In Fall of 2013, I took a full-time job for the first time since my children were born. With the kids in high school and college and mostly independent, I felt ready to take on a new challenge and the extra money would be nice. This year was the first year we had to file for taxes for a full year, however, and we were shocked. My modest income had pushed us into a higher tax bracket. The end result was that even though my husband and I had claimed no deductions and were putting the maximum to taxes each month, we nonetheless owed nearly a third of my annual income in extra taxes. I will be working most of the rest of this year to pay for the privilege of working.

In modern America, the two-income family is almost an expectation.
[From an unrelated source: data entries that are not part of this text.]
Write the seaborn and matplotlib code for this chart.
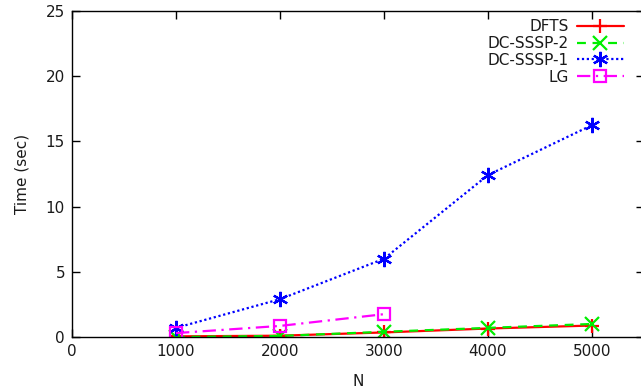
import matplotlib
matplotlib.use("Agg")
import matplotlib.pyplot as plt
import seaborn as sns
import pandas as pd

# Problem sizes and measured run times (seconds)
n_values = [1000, 2000, 3000, 4000, 5000]
dfts = [0.05, 0.1, 0.35, 0.65, 0.88]
dc_sssp_2 = [0.0, 0.08, 0.4, 0.7, 1.0]
dc_sssp_1 = [0.7, 2.9, 6.0, 12.42, 16.25]
lg_n = [1000, 2000, 3000]
lg = [0.3, 0.85, 1.75]

x_ticks = [0, 1000, 2000, 3000, 4000, 5000]
y_ticks = [0, 5, 10, 15, 20, 25]

sns.set_style("ticks")
plt.rcParams["font.family"] = ["DejaVu Sans"]
plt.rcParams["text.color"] = "#1a1a1a"
plt.rcParams["axes.labelcolor"] = "#1a1a1a"

fig = plt.figure(figsize=(6.41, 3.92), dpi=100)
ax = fig.add_axes([72 / 641, 55 / 392, 572 / 641, 326 / 392])

series = [
    ("DFTS", n_values, dfts, "#ff0000", "+", (None, None)),
    ("DC-SSSP-2", n_values, dc_sssp_2, "#00ee00", "x", (4, 3)),
    ("DC-SSSP-1", n_values, dc_sssp_1, "#0000ff", "*", (1, 1.2)),
    ("LG", lg_n, lg, "#ff00ff", "s", (6, 2.5, 1, 2.5)),
]

for name, xs, ys, color, marker, dash in series:
    df = pd.DataFrame({"N": xs, "Time": ys})
    sns.lineplot(
        data=df, x="N", y="Time", ax=ax, color=color, marker=marker,
        linewidth=1.6, markersize=10 if marker != "s" else 8,
        markerfacecolor="none" if marker == "s" else color,
        markeredgecolor=color, markeredgewidth=1.6, label=name,
    )
    ln = ax.lines[-1]
    if dash[0] is not None:
        ln.set_dashes(dash)
    if marker == "*":
        ln.set_marker((6, 2, 0))
        ln.set_markersize(11)

ax.set_xlim(0, 5500)
ax.set_ylim(0, 25)
ax.set_xticks(x_ticks)
ax.set_yticks(y_ticks)
ax.tick_params(direction="in", top=True, right=True, length=6, width=1,
               labelsize=11, colors="black", labelcolor="#1a1a1a", pad=5)
for s in ax.spines.values():
    s.set_visible(True)
    s.set_color("black")
    s.set_linewidth(1)
ax.set_xlabel("N", fontsize=11, labelpad=11)
ax.set_ylabel("Time (sec)", fontsize=11, labelpad=12)

handles, labels = ax.get_legend_handles_labels()
for h, (_, _, _, _, marker, dash) in zip(handles, series):
    if dash[0] is not None:
        h.set_dashes(dash)
    if marker == "*":
        h.set_marker((6, 2, 0))
        h.set_markersize(11)
ax.legend(handles, labels, loc="upper right",
          bbox_to_anchor=(630 / 641, 1 - 13 / 392),
          bbox_transform=fig.transFigure, frameon=False, markerfirst=False,
          fontsize=11, handlelength=3.1, handletextpad=0.5,
          labelspacing=0.12, borderaxespad=0)

fig.savefig("out.png", dpi=100)
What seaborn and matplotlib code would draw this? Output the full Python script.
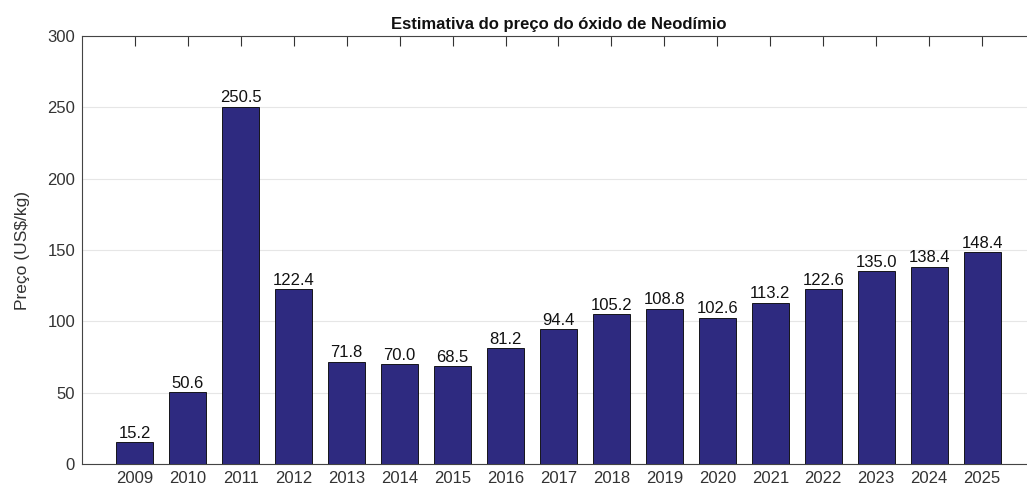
import matplotlib
matplotlib.use('Agg')
import matplotlib.pyplot as plt
import seaborn as sns
import pandas as pd

# dados do gráfico
anos = ['2009', '2010', '2011', '2012', '2013', '2014', '2015', '2016', '2017',
        '2018', '2019', '2020', '2021', '2022', '2023', '2024', '2025']
precos = [15.2, 50.6, 250.5, 122.4, 71.8, 70.0, 68.5, 81.2, 94.4,
          105.2, 108.8, 102.6, 113.2, 122.6, 135.0, 138.4, 148.4]

df = pd.DataFrame({'Ano': anos, 'Preco': precos})

sns.set_style('white')
plt.rcParams['font.family'] = ['Liberation Sans', 'DejaVu Sans']

fig = plt.figure(figsize=(10.27, 4.88), dpi=100)
ax = fig.add_axes([0.0798, 0.049, 0.928, 0.877])

sns.barplot(data=df, x='Ano', y='Preco', color='#2e2a80', saturation=1,
            width=0.7, edgecolor='black', linewidth=0.6, ax=ax, zorder=3)

for cont in ax.containers:
    ax.bar_label(cont, fmt='%.1f', padding=1, fontsize=12, color='#111111')

ax.set_xlim(-1, 17)
ax.set_ylim(0, 300)
ax.set_yticks(range(0, 301, 50))
ax.yaxis.grid(True, color='#e6e6e6', linewidth=0.8, zorder=0)
ax.set_axisbelow(True)

ax.tick_params(axis='both', direction='in', length=7, width=0.8, color='#333333',
               labelsize=12, labelcolor='#333333', top=True, pad=5)
for s in ['left', 'bottom', 'top']:
    ax.spines[s].set_color('#444444')
    ax.spines[s].set_linewidth(0.8)
ax.spines['right'].set_visible(False)

ax.set_xlabel('')
ax.set_ylabel(r'Preço (US\$/kg)', fontsize=12.5, color='#333333', labelpad=12)
ax.set_title('Estimativa do preço do óxido de Neodímio', fontsize=12,
             fontweight='bold', pad=5, color='#111111')

fig.savefig('out.png', dpi=100)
However, unless it’s a job you really aspired for, you and your spouse might want to take a little time and do the math. Sometimes, that second job isn’t all it’s cracked up to be financially.

Two Income Trap

Interestingly, the articles I found concerning the costs of working outside the home[KF1]  list the expense of moving to a higher tax bracket as the #1 expense. In one mother’s example[KF2] , it cut her monthly salary by an additional $500/month. (This is after she’s already paid taxes on her salary.) Then, there are the transportation costs, which are still large despite the slight decrease in gas prices. If you have younger children, child care will take a big chunk of your paycheck.

Then there are the expenses that occur because you are away from home, such as lunches with colleagues, and maybe an increase in take-out dinners. Personally, cooking is not my forte, and once I started working, we gave in more easily to take out from nicer restaurants. Some women may find they don’t have the energy to keep up the house, so a regular housekeeper is added to the expense list. (Though some may agree it’s totally worth it!)
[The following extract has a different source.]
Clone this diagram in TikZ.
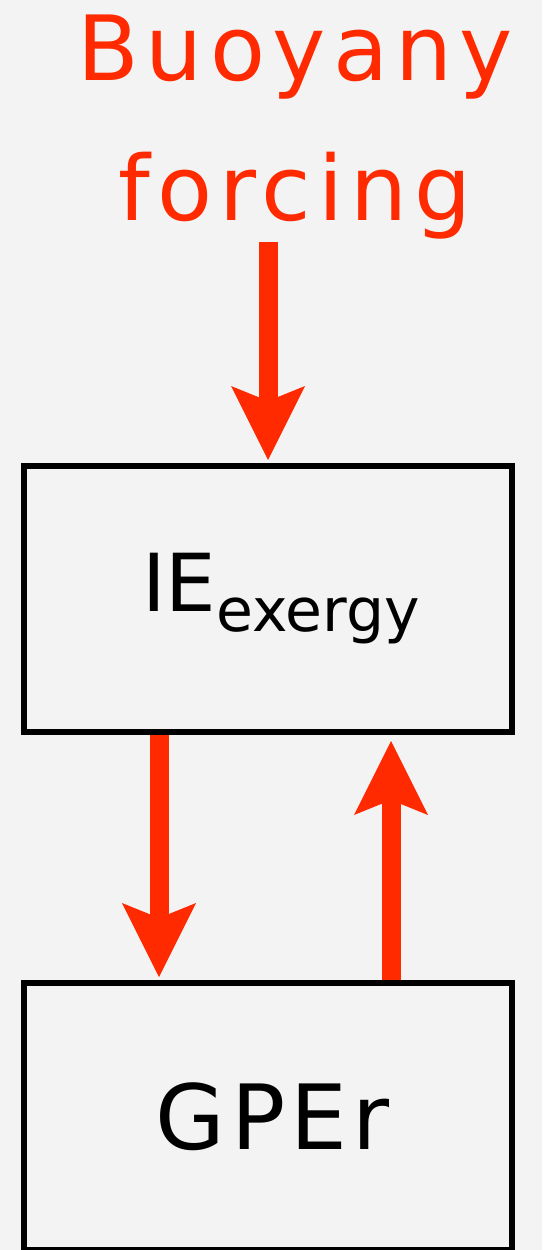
\documentclass[tikz,border=0pt]{standalone}
\usepackage{fontspec}
\setmainfont{DejaVu Sans}
\usetikzlibrary{arrows.meta}
\definecolor{arrred}{HTML}{FF2A00}
\definecolor{bgcol}{HTML}{F3F3F3}
\begin{document}
\begin{tikzpicture}[x=1pt,y=-1pt,
  boxnode/.style={draw=black, line width=6pt, minimum width=488pt, inner sep=0pt},
  bigarrow/.style={draw=arrred, line width=19pt,
    -{Stealth[length=74pt, width=74pt, inset=15pt, line width=0pt, fill=arrred]}},
  titletext/.style={text=arrred, align=center, inner sep=0pt,
    font=\fontsize{90}{140}\selectfont\addfontfeature{LetterSpace=8}},
  boxtext/.style={text=black}]
\useasboundingbox (0,0) rectangle (542,1250);
\fill[bgcol] (0,0) rectangle (542,1250);

\node[titletext, anchor=base] (title) at (295,220) {Buoyany\\forcing};

\node[boxnode, minimum height=266pt] (ie) at (268,599)
  {\hspace*{26pt}{\fontsize{80}{90}\selectfont IE}\raisebox{-20pt}{\fontsize{60}{70}\selectfont exergy}};
\node[boxnode, minimum height=267pt] (gpe) at (268,1116.5)
  {\hspace*{10pt}\fontsize{90}{100}\selectfont\addfontfeature{LetterSpace=6}GPEr};

\coordinate (a1) at (268,242);
\coordinate (x2) at (159,0);
\coordinate (x3) at (391,0);
\draw[bigarrow, shorten >=3pt] (a1) -- (a1 |- ie.north);
\draw[bigarrow, shorten >=3pt] (ie.south -| x2) -- (gpe.north -| x2);
\draw[bigarrow, shorten >=6pt] (gpe.north -| x3) -- (ie.south -| x3);
\end{tikzpicture}
\end{document}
Finally, you need to add the incidentals: seasonal gifts, office activities, wardrobe needs and dry cleaning. One writer mentioned that she had to start purchasing disposable diapers whereas at home, she’d used cloth. These small things add up.

One other consideration: Are you setting yourself up for the two-income trap? This is where your family, used to the increased income, spends the increased income. Please note that this is different from both parents having to work to keep food on the table. Rather, it’s the temptation to say you can afford the bigger house, the newer car, the fancy vacation… every time. Be honest with yourself: Do you need it or do you want it? And if you want it, is it worth 40 hours a week, 50 weeks a year away from home?

Stress of Being a Working Mom

In addition to the financials, you should give some consideration to the non-financial costs of the two-income family. These include stress on both spouses as they share more greatly in the housework (or argue about it or let it slide) and the guilt of missing moments in a child’s life. (Which is an issue for dads, although it’s talked about more with moms). It means less time and energy for indulging hobbies, doing things yourself, and relaxing. It also means being part of the rat race with all the interpersonal conflicts, competition and unique stresses.

When you take on a job after having been a full-time homemaker, you are not trading jobs, but rather adding a new job on top of the one you already have. True, you may cut or share a lot of your at-home duties, but the responsibility never goes away.

Cutting to two incomes

At the end of the day, whether you can or should become a two-income family is your choice. There are certainly advantages to working outside the home. You get to interact with a wider range of adults, do work that may be more intellectually stimulating or is emotionally rewarding in a way different from that of parenting. And if one spouse loses his or her job, you still have one income to sustain you.

My husband and I ran the math, and we’re still net positive enough to justify my continuing to work. More importantly, however, I like my job. The work is interesting, and I’m learning things that will help me in the future. My coworkers are delightful. In the 18 months I’ve worked there, there have only been a handful of times I’ve not awakened excited to go to the office, and those times usually had something to do with what was going on at home. However, having done the math, I would feel comfortable quitting if our home situation warranted it. I’m simply not making that much after expenses.

The two-income family is becoming the norm of American life, but it may not be the best bet for every family – emotionally or financially. Before you join the rat race, take some time to figure out the expenses vs. the income so you can decide if the cheese is really worth it.